What a practical choice looks like
If the goal is a reliable website with normal latency and sensible scalability, the most defensible choice is usually RTMP or SRT on ingest and HLS on delivery. RTMP fits simple and stable environments. SRT is the better option when the network is difficult or remote.
If the goal is low latency, then RTMP or SRT on ingest and WebRTC on delivery becomes more attractive. That design is faster, but it also demands stronger server planning, more attention to codecs, and more careful scaling.
If the incoming stream is H.265 and the final audience is in a browser, then the transcoding cost must be calculated before anyone starts drawing pretty architecture diagrams. If that cost is ignored, the project will eventually rediscover it the expensive way.
If a native mobile app is part of the platform, it should have its own delivery strategy. That can save processing power, reduce conversion overhead, and open the door to more flexible codec handling.
The part everyone learns eventually
There is no universal best protocol because there is no universal best job. RTSP and RTP are still useful inside device and server environments. RTMP remains a practical way to publish from applications. SRT is often the strongest ingest protocol when the network is less than ideal. HLS continues to be the safe choice for broad website delivery.

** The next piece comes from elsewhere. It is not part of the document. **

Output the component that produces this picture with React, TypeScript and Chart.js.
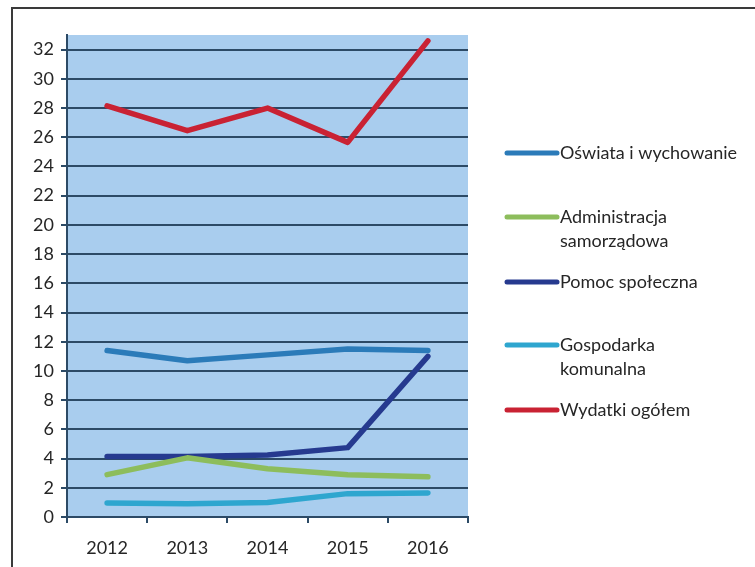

WebRTC remains the answer when delay matters more than convenience. H.265 is efficient, but it can trigger compatibility and transcoding costs the moment a browser enters the story.
Good video architecture is not built by falling in love with one protocol and forcing it into every room of the house. It is built by answering three boring but essential questions. How will the source publish the stream? What must the media server do with it? And where will the viewer actually watch it?
Once those answers are clear, the architecture usually stops looking mysterious. And that is a genuine achievement in streaming, a field where even simple diagrams often look like they were assembled by someone trying to escape through the ceiling.